DCSIMG

Horton consultant retires after 37 years

Grizelda George - Consultant in Emergency Medicine at Horton A&E who is retiring.  Pic by Lucy Ford NNL-140325-152453009

Grizelda George - Consultant in Emergency Medicine at Horton A&E who is retiring. Pic by Lucy Ford NNL-140325-152453009

A doctor who came to the 
Horton General Hospital 33 years ago and spent the majority of her career as its accident and emergency consultant retired last week.

Committed to the survival of Banbury’s general hospital, Grizelda George bought a Save Our Horton T-shirt, joined a 2,000-strong protest at People’s Park and was one of a human chain formed around the hospital during the 2005-06 fight to retain services.

Dr George also spoke out bravely and forcefully against a proposed major down-grading of the hospital by writing a persuasive article in a special all-Horton edition of the Banbury Guardian in 2005.

“I feel absolutely certain we did the right thing and the right decision was made (to save acute services) in spite of the cost of the solution,” she said. “We resisted very strongly and we survived.
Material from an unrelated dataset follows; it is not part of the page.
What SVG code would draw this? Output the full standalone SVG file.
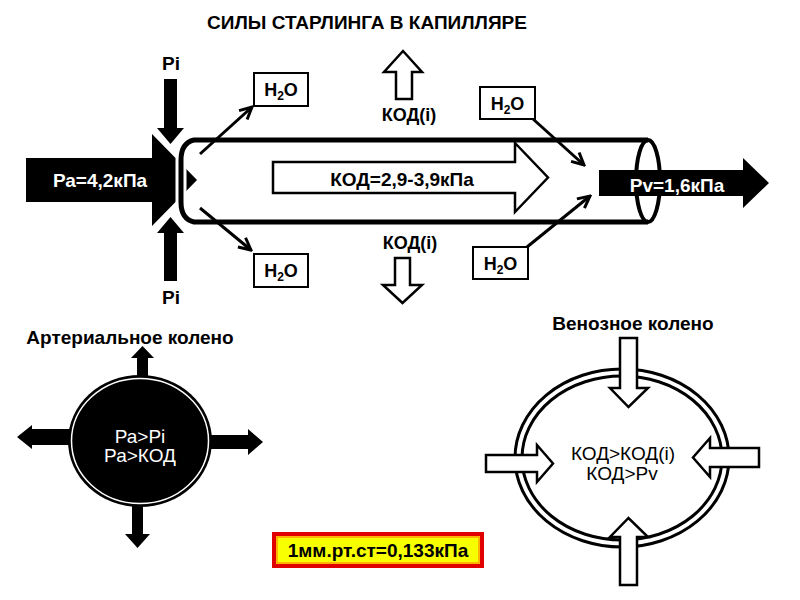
<svg xmlns="http://www.w3.org/2000/svg" width="800" height="600" viewBox="0 0 800 600">
<defs>
<style>
text{font-family:"Liberation Sans",Arial,sans-serif;}
.lbl{font-size:19px;font-weight:bold;fill:#000;text-anchor:middle;}
.wl{font-size:19px;font-weight:bold;fill:#fff;text-anchor:middle;}
.reg{font-size:19px;font-weight:normal;text-anchor:middle;}
.box{fill:#fff;stroke:#000;stroke-width:2;}
.thin{fill:none;stroke:#000;stroke-width:3;marker-end:url(#vh);}
.hollow{fill:#fff;stroke:#000;stroke-width:2.5;stroke-linejoin:miter;}
.blk{fill:#000;}
.sub{font-size:12px;}
</style>
<marker id="vh" viewBox="0 0 10 10" refX="9" refY="5" markerWidth="5" markerHeight="5" orient="auto" markerUnits="strokeWidth">
<path d="M1,1 L9,5 L1,9" fill="none" stroke="#000" stroke-width="2"/>
</marker>
</defs>
<rect width="800" height="600" fill="#fff"/>

<text id="title" x="367" y="29" class="lbl">СИЛЫ СТАРЛИНГА В КАПИЛЛЯРЕ</text>

<g id="ra">
<path class="blk" d="M26,158 L152,158 L152,134 L197,180 L152,226 L152,202 L26,202 Z"/>
<text x="100" y="187" class="wl">Ра=4,2кПа</text>
</g>

<g id="pi-top">
<text x="171" y="70" class="lbl">Pi</text>
<path d="M164,79 L177,79 L177,128 L184,128 L170.5,144 L157,128 L164,128 Z" fill="#000" stroke="#fff" stroke-width="3" paint-order="stroke"/>
</g>
<g id="pi-bottom">
<path d="M164,281 L177,281 L177,233 L184,233 L170.5,217 L157,233 L164,233 Z" fill="#000" stroke="#fff" stroke-width="3" paint-order="stroke"/>
<text x="171" y="304" class="lbl">Pi</text>
</g>

<g id="tube">
<path d="M194,140 Q181,143 181,160 L181,202 Q181,219 194,222" fill="none" stroke="#fff" stroke-width="11"/>
<path d="M648,140 L194,140 Q181,143 181,160 L181,202 Q181,219 194,222 L648,222" fill="none" stroke="#000" stroke-width="5"/>
<ellipse cx="648" cy="181" rx="12" ry="41" fill="none" stroke="#000" stroke-width="4"/>
</g>

<g id="kod-main">
<path class="hollow" d="M273,162 L515,162 L515,143 L548,177.5 L515,212 L515,193 L273,193 Z"/>
<text x="402" y="186" class="lbl">КОД=2,9-3,9кПа</text>
</g>

<g id="pv">
<path class="blk" d="M599,170 L743,170 L743,158 L769,183 L743,208 L743,196 L599,196 Z"/>
<text x="677" y="192" class="wl">Pv=1,6кПа</text>
</g>

<g id="kodi-up">
<path class="hollow" d="M396,99 L412,99 L412,72 L422,72 L403,51 L384,72 L396,72 Z"/>
<text x="409" y="121" class="lbl" style="font-size:18px">КОД(i)</text>
</g>
<g id="kodi-down">
<text x="410" y="249" class="lbl" style="font-size:18px">КОД(i)</text>
<path class="hollow" d="M395,258 L410,258 L410,285 L422,285 L402.5,303 L383,285 L395,285 Z"/>
</g>

<g id="h2o-tl"><rect class="box" x="254" y="73" width="54" height="33"/><text x="281" y="96" class="lbl" style="font-size:18px">H<tspan class="sub" dy="4">2</tspan><tspan dy="-4">O</tspan></text></g>
<g id="h2o-bl"><rect class="box" x="254" y="254" width="54" height="33"/><text x="281" y="277" class="lbl" style="font-size:18px">H<tspan class="sub" dy="4">2</tspan><tspan dy="-4">O</tspan></text></g>
<g id="h2o-tr"><rect class="box" x="480" y="87" width="55" height="32"/><text x="507.5" y="110" class="lbl" style="font-size:18px">H<tspan class="sub" dy="4">2</tspan><tspan dy="-4">O</tspan></text></g>
<g id="h2o-br"><rect class="box" x="473" y="247" width="55" height="32"/><text x="500.5" y="270" class="lbl" style="font-size:18px">H<tspan class="sub" dy="4">2</tspan><tspan dy="-4">O</tspan></text></g>

<g id="connectors">
<line class="thin" x1="200" y1="154" x2="252" y2="107"/>
<line class="thin" x1="200" y1="208" x2="251" y2="250"/>
<line class="thin" x1="533" y1="119" x2="584" y2="165"/>
<line class="thin" x1="527" y1="247" x2="590" y2="196"/>
</g>

<g id="arterial">
<text x="130" y="344" class="lbl">Артериальное колено</text>
<path class="blk" d="M137,380 L137,358 L131,358 L142.5,346 L154,358 L148,358 L148,380 Z"/>
<path class="blk" d="M132,500 L132,534 L125,534 L137.5,548 L150,534 L143,534 L143,500 Z"/>
<path class="blk" d="M72,429 L32,429 L32,425 L17,437 L32,449 L32,445 L72,445 Z"/>
<path class="blk" d="M208,435 L248,435 L248,429 L263,442 L248,455 L248,449 L208,449 Z"/>
<ellipse cx="140" cy="441" rx="72" ry="66" fill="#000"/>
<ellipse cx="140" cy="441" rx="68.5" ry="62.5" fill="none" stroke="#fff" stroke-width="1.5"/>
<text x="140" y="443" class="reg" fill="#fff">Ра&gt;Рі</text>
<text x="140" y="462" class="reg" fill="#fff">Ра&gt;КОД</text>
</g>

<g id="venous">
<text x="633" y="330" class="lbl">Венозное колено</text>
<ellipse cx="622" cy="458" rx="107" ry="89" fill="none" stroke="#000" stroke-width="3"/>
<ellipse cx="622" cy="458" rx="100" ry="82" fill="none" stroke="#000" stroke-width="3"/>
<path class="hollow" d="M620,338 L637,338 L637,388 L648,388 L628.5,407 L610,388 L620,388 Z"/>
<path class="hollow" d="M620,585 L637,585 L637,537 L648,537 L628.5,518 L610,537 L620,537 Z"/>
<path class="hollow" d="M486,455 L537,455 L537,445 L553,463.5 L537,482 L537,472 L486,472 Z"/>
<path class="hollow" d="M759,448 L710,448 L710,438 L693,457.5 L710,477 L710,467 L759,467 Z"/>
<text x="623" y="460" class="reg" fill="#000">КОД&gt;КОД(i)</text>
<text x="622" y="480" class="reg" fill="#000">КОД&gt;Pv</text>
</g>

<g id="unit">
<rect x="274" y="534" width="208" height="32" fill="#f8ff00" stroke="#e00000" stroke-width="4"/>
<rect x="277" y="537" width="202" height="26" fill="none" stroke="#ff9a00" stroke-width="1.5"/>
<text x="378" y="557" class="lbl">1мм.рт.ст=0,133кПа</text>
</g>
</svg>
Since then we have got bigger but we have not lost the threats.”

She said working in a small hospital has the advantage of enabling good communication.
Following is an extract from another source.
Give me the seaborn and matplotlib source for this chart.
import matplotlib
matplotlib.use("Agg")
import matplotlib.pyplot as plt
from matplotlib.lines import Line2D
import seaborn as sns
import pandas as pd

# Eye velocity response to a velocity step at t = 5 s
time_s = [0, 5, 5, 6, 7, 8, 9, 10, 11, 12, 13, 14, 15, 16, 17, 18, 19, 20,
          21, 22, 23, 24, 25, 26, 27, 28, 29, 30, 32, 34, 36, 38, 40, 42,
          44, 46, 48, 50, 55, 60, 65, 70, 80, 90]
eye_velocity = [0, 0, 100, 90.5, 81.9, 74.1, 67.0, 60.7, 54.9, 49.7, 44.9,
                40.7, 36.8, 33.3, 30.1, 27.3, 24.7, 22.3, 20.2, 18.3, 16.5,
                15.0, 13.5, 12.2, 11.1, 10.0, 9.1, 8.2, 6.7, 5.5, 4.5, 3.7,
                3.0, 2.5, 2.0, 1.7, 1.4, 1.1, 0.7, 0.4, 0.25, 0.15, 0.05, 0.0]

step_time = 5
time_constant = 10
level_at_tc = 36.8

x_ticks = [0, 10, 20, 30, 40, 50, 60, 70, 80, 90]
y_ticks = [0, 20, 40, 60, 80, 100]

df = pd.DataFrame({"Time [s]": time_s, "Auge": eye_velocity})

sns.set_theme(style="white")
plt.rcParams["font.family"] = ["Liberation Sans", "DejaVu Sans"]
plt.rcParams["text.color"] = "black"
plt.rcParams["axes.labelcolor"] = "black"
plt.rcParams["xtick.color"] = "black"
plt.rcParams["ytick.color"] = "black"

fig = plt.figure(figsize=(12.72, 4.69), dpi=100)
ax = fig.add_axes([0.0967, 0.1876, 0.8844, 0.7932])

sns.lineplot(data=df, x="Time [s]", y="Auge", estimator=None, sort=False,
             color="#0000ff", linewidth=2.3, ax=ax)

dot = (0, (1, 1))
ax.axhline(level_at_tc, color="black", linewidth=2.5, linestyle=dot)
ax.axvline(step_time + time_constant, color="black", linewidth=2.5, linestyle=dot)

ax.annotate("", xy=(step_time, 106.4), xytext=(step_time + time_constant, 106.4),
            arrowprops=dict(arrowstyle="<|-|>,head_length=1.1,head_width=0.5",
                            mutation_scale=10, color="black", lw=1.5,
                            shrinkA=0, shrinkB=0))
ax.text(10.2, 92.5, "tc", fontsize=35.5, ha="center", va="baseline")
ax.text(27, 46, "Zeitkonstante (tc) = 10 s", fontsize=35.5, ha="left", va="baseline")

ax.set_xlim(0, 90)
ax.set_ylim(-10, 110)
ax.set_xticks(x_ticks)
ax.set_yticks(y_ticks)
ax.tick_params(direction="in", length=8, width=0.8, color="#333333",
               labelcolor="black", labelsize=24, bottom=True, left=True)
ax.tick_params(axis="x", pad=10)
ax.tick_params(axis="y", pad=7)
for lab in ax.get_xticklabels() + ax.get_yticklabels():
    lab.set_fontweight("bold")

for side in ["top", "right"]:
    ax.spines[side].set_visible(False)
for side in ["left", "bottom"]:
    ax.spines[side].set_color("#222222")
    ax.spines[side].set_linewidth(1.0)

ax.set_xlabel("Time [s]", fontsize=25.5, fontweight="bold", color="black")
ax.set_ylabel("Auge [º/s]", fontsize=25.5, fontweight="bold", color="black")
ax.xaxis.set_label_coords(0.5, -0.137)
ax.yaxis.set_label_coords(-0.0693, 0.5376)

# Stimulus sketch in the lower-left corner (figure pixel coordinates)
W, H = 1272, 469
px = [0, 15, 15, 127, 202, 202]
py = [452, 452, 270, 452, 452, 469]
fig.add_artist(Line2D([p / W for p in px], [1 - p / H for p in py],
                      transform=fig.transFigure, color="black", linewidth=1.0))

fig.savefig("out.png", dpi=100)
“Because it’s small you know people and you can pop into other departments and discuss patients and collaborate. It’s more formal and protocol-driven in larger units,” she said.
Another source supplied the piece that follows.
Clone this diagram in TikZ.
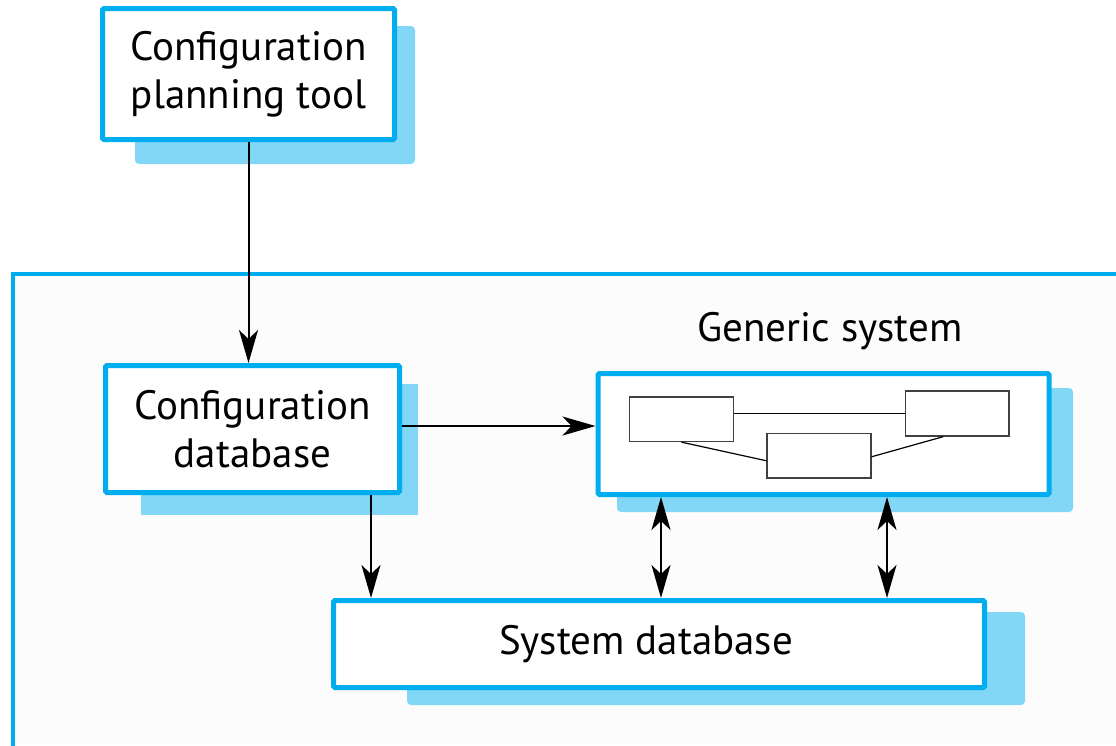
\documentclass[tikz,border=0pt]{standalone}
\usepackage{fontspec}
\setmainfont{PT Sans}
\usetikzlibrary{arrows.meta,calc}
\definecolor{cyanline}{RGB}{0,174,239}
\definecolor{shadowblue}{RGB}{130,215,247}
\definecolor{bggray}{RGB}{252,252,252}
\newcommand\diagfont{\fontsize{41}{48}\selectfont}
\begin{document}
\begin{tikzpicture}[x=1pt,y=-1pt,
  box/.style={draw=cyanline, line width=5pt, fill=white, rounded corners=1.5pt,
              align=center, inner sep=0pt, font=\diagfont},
  arr/.style={line width=2pt, -{Stealth[length=33pt,width=19pt,inset=9pt]}},
  darr/.style={line width=2pt, {Stealth[length=33pt,width=19pt,inset=9pt]}-{Stealth[length=33pt,width=19pt,inset=9pt]}},
  comp/.style={draw=black!75, line width=1.3pt, fill=white, inner sep=0pt},
  link/.style={draw=black, line width=1.2pt}]
\useasboundingbox (0,0) rectangle (1116,745);

% container
\fill[bggray] (13,274) rectangle (1116,745);
\draw[cyanline, line width=4pt] (13,747) -- (13,274) -- (1118,274);

% shadows
\fill[shadowblue, rounded corners=4pt] (135,26) rectangle (415,164);
\fill[shadowblue] (141,384) rectangle (418,515);
\fill[shadowblue, rounded corners=4pt] (617,388) rectangle (1073,512);
\fill[shadowblue, rounded corners=4pt] (407,612) rectangle (1025,705);

% boxes
\node[box, minimum width=292pt, minimum height=131pt] (plan) at (248.5,74)
  {Configuration\\planning tool};
\node[box, minimum width=294pt, minimum height=127pt] (cdb) at (252.5,429)
  {Configuration\\database};
\node[box, minimum width=451pt, minimum height=121pt] (gen) at (823.5,434) {};
\node[box, minimum width=651pt, minimum height=87pt] (sdb) at (659,644)
  {\hspace*{-26pt}System database};
\node[font=\diagfont, inner sep=0pt] (genlabel) at (830,331) {Generic system};

% components inside generic system
\node[comp, minimum width=104pt, minimum height=44.5pt] (c1) at (681.5,419.25) {};
\node[comp, minimum width=103.5pt, minimum height=45pt] (c2) at (957.25,413.5) {};
\node[comp, minimum width=104pt, minimum height=44.5pt] (c3) at (819,455.75) {};
\draw[link] (c1.east |- c2.west) -- (c2.west);
\draw[link] (c1.south) -- ([yshift=-5pt]c3.west);
\draw[link] ([yshift=-1pt]c3.east) -- ([xshift=-14pt]c2.south);

% connectors
\draw[arr] (plan.south) -- (plan.south |- cdb.north);
\draw[arr] (cdb.east |- 0,426) -- (gen.west |- 0,426);
\draw[arr] (cdb.south -| 371,0) -- (sdb.north -| 371,0);
\draw[darr] (gen.south -| 661,0) -- (sdb.north -| 661,0);
\draw[darr] (gen.south -| 887,0) -- (sdb.north -| 887,0);
\end{tikzpicture}
\end{document}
Dr George said she has seen a huge and interesting range of emergencies in her years at A&E. She took up the position fully in 1994.

She and her husband Christopher Graham – a mammalian embriologist working on research funded by Cancer Research – have brought up two children, both of whom have been treated at the Horton.

Because of her shift work, her husband has often acted as the family cook. For one five- year period she had to do all the Horton’s on-call requirements.

“He took back cooking duties after he was given fish fingers and beans too many times,” she said.

There have been huge changes during Dr George’s 37-year medical career, ranging from A&E waiting time targets to the huge changes in medical technology.

“When I started there were a couple of CT scanners at Guys Hospital where I trained but none here; now we have fantastic scanners and MRI,” she said.

“Things have changed so much that now a patient could have a defibrillator implanted in his chest that will electronically alert a consultant in Oxford if a problem occurs.”

Dr George’s position is to be shared by two consultants.